At one point, I wanted to switch lenses on my camera and Mr. Taleteller volunteered to go get the other one out of the van for me. As he got to the gate, two of the new family members got stuck between the inside fence in the park and the outside fence that prevents accidental escape if someone slips out the other gate with Max. They were trying to coerce him to follow them back to the interior gate by patting their legs and trying to get him to come with them. Max wasn’t taking the cue. My husband watched for a few minutes and then took Morgan’s leash off from around his shoulder where he keeps it fastened while we’re at the park and told them to try using a leash with him. These poor people didn’t even know that you need to snap the leash clip on the D ring of the collar. They clipped it on around the whole collar. My husband is a much better person than I am (because I would have laughed at that point) and he told them where to attach the leash. After that, Max just sat there. Mr. Taleteller told them to take a few steps and Max would follow — and he did.

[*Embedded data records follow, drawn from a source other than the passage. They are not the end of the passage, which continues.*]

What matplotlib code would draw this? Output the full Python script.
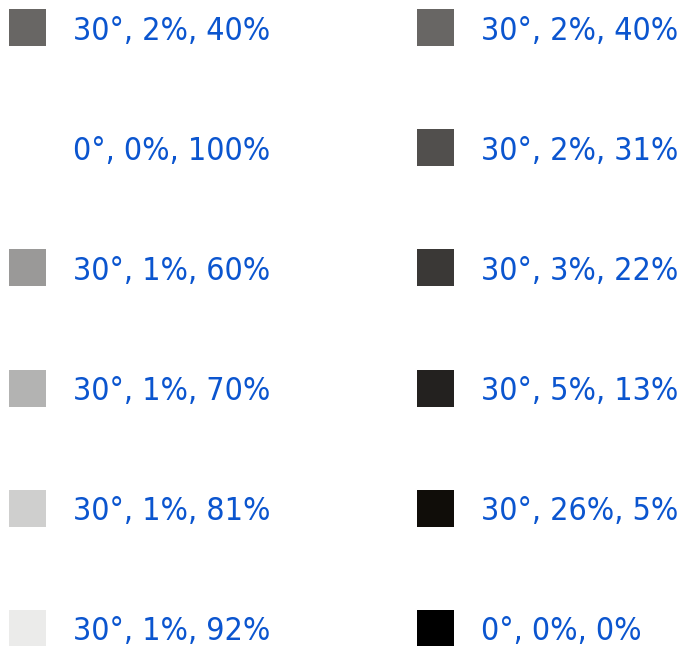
import colorsys
import matplotlib
matplotlib.use("Agg")
import matplotlib.pyplot as plt
from matplotlib.patches import Rectangle
from matplotlib import font_manager

# HSL triples (hue deg, saturation %, lightness %), one list per column
LEFT_H = [30, 0, 30, 30, 30, 30]
LEFT_S = [2, 0, 1, 1, 1, 1]
LEFT_L = [40, 100, 60, 70, 81, 92]

RIGHT_H = [30, 30, 30, 30, 30, 0]
RIGHT_S = [2, 2, 3, 5, 26, 0]
RIGHT_L = [40, 31, 22, 13, 5, 0]

W, H = 683, 646
TEXT_COLOR = "#0b55cf"

fig = plt.figure(figsize=(W / 100, H / 100), dpi=100)
ax = fig.add_axes([0, 0, 1, 1])
ax.set_xlim(0, W)
ax.set_ylim(H, 0)
ax.axis("off")

# condensed face if the system has it, otherwise plain DejaVu Sans
cond = [f.fname for f in font_manager.fontManager.ttflist
        if f.name == "DejaVu Sans" and f.stretch == "condensed" and f.weight in (400, "normal") and f.style == "normal"]
print(cond)
if cond:
    fp = font_manager.FontProperties(fname=cond[0], size=23)
else:
    fp = font_manager.FontProperties(family="DejaVu Sans", size=20.7)


def hsl(h, s, l):
    return colorsys.hls_to_rgb(h / 360, l / 100, s / 100)


columns = [(9, LEFT_H, LEFT_S, LEFT_L), (417, RIGHT_H, RIGHT_S, RIGHT_L)]
for x0, hs, ss, ls in columns:
    for i, (h, s, l) in enumerate(zip(hs, ss, ls)):
        top = 9 + 120.2 * i
        ax.add_patch(Rectangle((x0, top), 37, 37, color=hsl(h, s, l), lw=0))
        ax.text(x0 + 64, top + 30.5, f"{h}°, {s}%, {l}%", color=TEXT_COLOR,
                fontproperties=fp, va="baseline", ha="left")

fig.savefig("out.png", dpi=100)
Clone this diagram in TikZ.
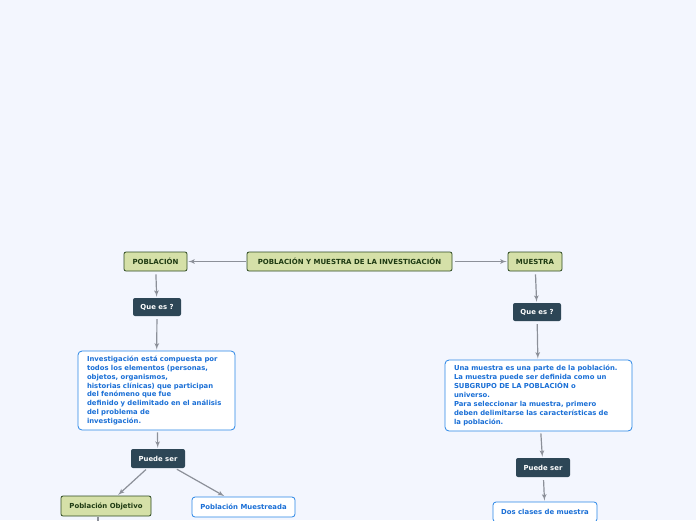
\documentclass[tikz,border=0pt]{standalone}
\usepackage{fontspec}
\setmainfont{DejaVu Sans}
\usetikzlibrary{shapes,arrows}
\definecolor{bgblue}{HTML}{F3F6FE}
\definecolor{linegray}{HTML}{8C9099}
\definecolor{topicfill}{HTML}{D5E0A8}
\definecolor{topicdraw}{HTML}{2E4A22}
\definecolor{topictext}{HTML}{1E3A12}
\definecolor{askfill}{HTML}{2D4656}
\definecolor{notedraw}{HTML}{2A86E6}
\definecolor{notetext}{HTML}{1A6FD6}
\tikzstyle{line} = [draw, -latex', color=linegray, line width=1.2pt]
\tikzstyle{topic} = [rectangle, draw=topicdraw, fill=topicfill, text=topictext, rounded corners=2pt, line width=0.8pt, minimum height=19pt, inner xsep=3pt, font=\fontsize{7}{8.9}\selectfont\bfseries]
\tikzstyle{ask} = [rectangle, fill=askfill, text=white, rounded corners=2pt, minimum height=19pt, inner xsep=3pt, font=\fontsize{6.9}{8.9}\selectfont\bfseries]
\tikzstyle{note} = [rectangle, draw=notedraw, fill=white, text=notetext, rounded corners=4pt, line width=0.8pt, inner xsep=9pt, align=left, font=\fontsize{6.85}{8.9}\selectfont\bfseries]
\tikzstyle{leaf} = [rectangle, draw=notedraw, fill=white, text=notetext, rounded corners=3pt, line width=0.8pt, minimum height=20pt, inner xsep=3pt, font=\fontsize{6.9}{8.9}\selectfont\bfseries]

\begin{document}
\begin{tikzpicture}[x=1pt, y=1pt]
		\fill [bgblue] (0,0) rectangle (696,-520);
		\useasboundingbox (0,0) rectangle (696,-520);
		
		\node [topic, minimum width=205pt] (central) at (349.5,-261.5) {POBLACIÓN Y MUESTRA DE LA INVESTIGACIÓN};
		\node [topic, left of=central, node distance=194pt, minimum width=63pt] (pob) {POBLACIÓN};
		\node [topic, right of=central, node distance=185.5pt, minimum width=54pt] (mue) {MUESTRA};
		\path [line, shorten <=1pt, shorten >=1pt] (central.west) to (pob.east);
		\path [line, shorten <=3pt, shorten >=1pt] (central.east) to (mue.west);
		
		
		\node [ask, below of=pob, node distance=45.5pt, xshift=1.5pt, minimum width=48pt, minimum height=18pt] (askpob) {Que es ?};
		\path [line, shorten <=3pt, shorten >=1pt] (pob) to (askpob);
		\node [note, below of=askpob, node distance=83.5pt, xshift=-0.5pt, text width=139pt, minimum height=79pt] (notepob) {Investigación está compuesta por\\todos los elementos (personas,\\objetos, organismos,\\historias clínicas) que participan\\del fenómeno que fue\\definido y delimitado en el análisis\\del problema de\\investigación.};
		\path [line, shorten <=3pt, shorten >=1pt] (askpob) to (notepob);
		\node [ask, below of=notepob, node distance=68pt, xshift=1.5pt, minimum width=54pt] (canpob) {Puede ser};
		\path [line, shorten <=2pt, shorten >=1pt] (notepob) to (canpob);
		
		
		\node [topic, below of=canpob, node distance=47.5pt, xshift=-52pt, minimum width=90pt, minimum height=20pt, font=\fontsize{6.9}{8.9}\selectfont\bfseries] (objetivo) {Población Objetivo};
		\path [line, shorten <=2pt, shorten >=1pt] (canpob) to (objetivo);
		\node [leaf, below of=canpob, node distance=48.5pt, xshift=85.5pt, minimum width=103pt] (muestreada) {Población Muestreada};
		\path [line, shorten <=2pt, shorten >=1pt] (canpob) to (muestreada);
		\coordinate [below of=objetivo, node distance=30pt, xshift=-8pt] (objdown);
		\path [line, shorten <=1pt] (objetivo.south -| objdown) to (objdown);
		
		
		\node [ask, below of=mue, node distance=50.5pt, xshift=2pt, minimum width=48pt, minimum height=18pt] (askmue) {Que es ?};
		\path [line, shorten <=3pt, shorten >=1pt] (mue) to (askmue);
		\node [note, below of=askmue, node distance=83.5pt, xshift=1.5pt, text width=169pt, minimum height=71pt] (notemue) {Una muestra es una parte de la población.\\La muestra puede ser definida como un\\SUBGRUPO DE LA POBLACIÓN o\\universo.\\Para seleccionar la muestra, primero\\deben delimitarse las características de\\la población.};
		\path [line, shorten <=3pt, shorten >=1pt] (askmue) to (notemue);
		\node [ask, below of=notemue, node distance=72pt, xshift=4.5pt, minimum width=54pt] (canmue) {Puede ser};
		\path [line, shorten <=2pt, shorten >=1pt] (notemue) to (canmue);
		\node [leaf, below of=canmue, node distance=44.5pt, xshift=2pt, minimum width=104pt] (clases) {Dos clases de muestra};
		\path [line, shorten <=3pt, shorten >=1pt] (canmue) to (clases);
\end{tikzpicture}
\end{document}
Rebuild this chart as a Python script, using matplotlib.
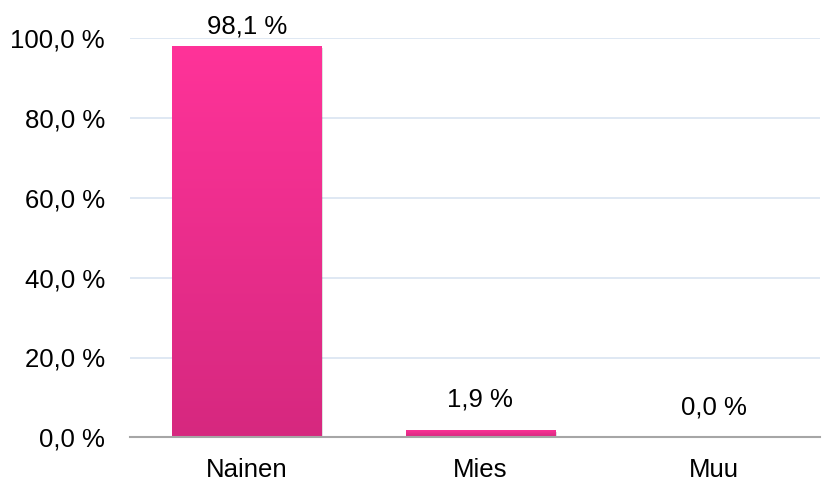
import matplotlib.pyplot as plt
import matplotlib.transforms as mtransforms
from matplotlib.colors import LinearSegmentedColormap
import numpy as np

plt.rcParams['font.family'] = ['Liberation Sans', 'DejaVu Sans']

categories = ['Nainen', 'Mies', 'Muu']
values = [98.1, 1.9, 0.0]
yticks = [0, 20, 40, 60, 80, 100]

fig = plt.figure(figsize=(8.22, 4.84), dpi=100)
ax = fig.add_axes([130 / 822, (484 - 437.3) / 484, 690 / 822, 399 / 484])

x = np.arange(len(categories))
bars = ax.bar(x, values, width=0.64, color='none', zorder=3)

grad = LinearSegmentedColormap.from_list('pink', ['#D6287F', '#FF3399'])
shadow_tr = mtransforms.offset_copy(ax.transData, fig=fig, x=2, y=-2, units='dots')
for bar in bars:
    h = bar.get_height()
    if h <= 0:
        continue
    x0, w = bar.get_x(), bar.get_width()
    sh = plt.Rectangle((x0, 0), w, h, facecolor='#000000', alpha=0.12,
                       transform=shadow_tr, zorder=2, linewidth=0)
    ax.add_patch(sh)
    img = ax.imshow(np.linspace(0, 1, 256).reshape(-1, 1), cmap=grad,
                    extent=(x0, x0 + w, 0, h), origin='lower', aspect='auto', zorder=3)
    img.set_clip_path(bar)

for xi, v in zip(x, values):
    ax.text(xi, min(v + 4.5, 100), f'{v:.1f} %'.replace('.', ','),
            ha='center', va='bottom', fontsize=18.5, zorder=5)

ax.set_xlim(-0.5, 2.455)
ax.set_ylim(0, 100)
ax.set_xticks(x)
ax.set_xticklabels(categories, fontsize=18.5)
ax.set_yticks(yticks)
ax.set_yticklabels([f'{t:.1f} %'.replace('.', ',') for t in yticks], fontsize=18.5)
ax.tick_params(axis='x', length=0, pad=15)
ax.tick_params(axis='y', length=0, pad=18)

ax.grid(axis='y', color='#DCE6F2', linewidth=1.3, zorder=0)
for s in ['left', 'right', 'top']:
    ax.spines[s].set_visible(False)
ax.spines['bottom'].set_color('#A6A6A6')
ax.spines['bottom'].set_linewidth(1.5)
ax.spines['bottom'].set_zorder(4)

fig.savefig('out.png', dpi=100)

They were so pleased that they managed to communicate this with the dog. My husband also reached into his bait bag and gave them a few treats so they could start really making friends with him, too.
It struck me that we are all beginners in something at some point. Some of us pick things up more intuitively, but we all make clumsy first attempts. This family seemed truly happy about having their first dog, and I foresee many new firsts in their lives. My husband predicts that Max is about to become his own ringleader in the family. He might be right, and I hope that Max takes them on a wonderful journey they never expected. While I can say that I hope the woman who was placing the dog learns a lot of lessons, too, a part of me realizes that rescue people have to start somewhere, as well. I give her credit for getting off the bench and trying, and I’m sure Max does, too. It also gave me a few fond memories of our own mistakes as new dog owners. There’s something special about your first dog, both as a child and as an adult, that marks a golden era in your life. I’m glad we got to see Max start his beginning and realize how far we’ve come.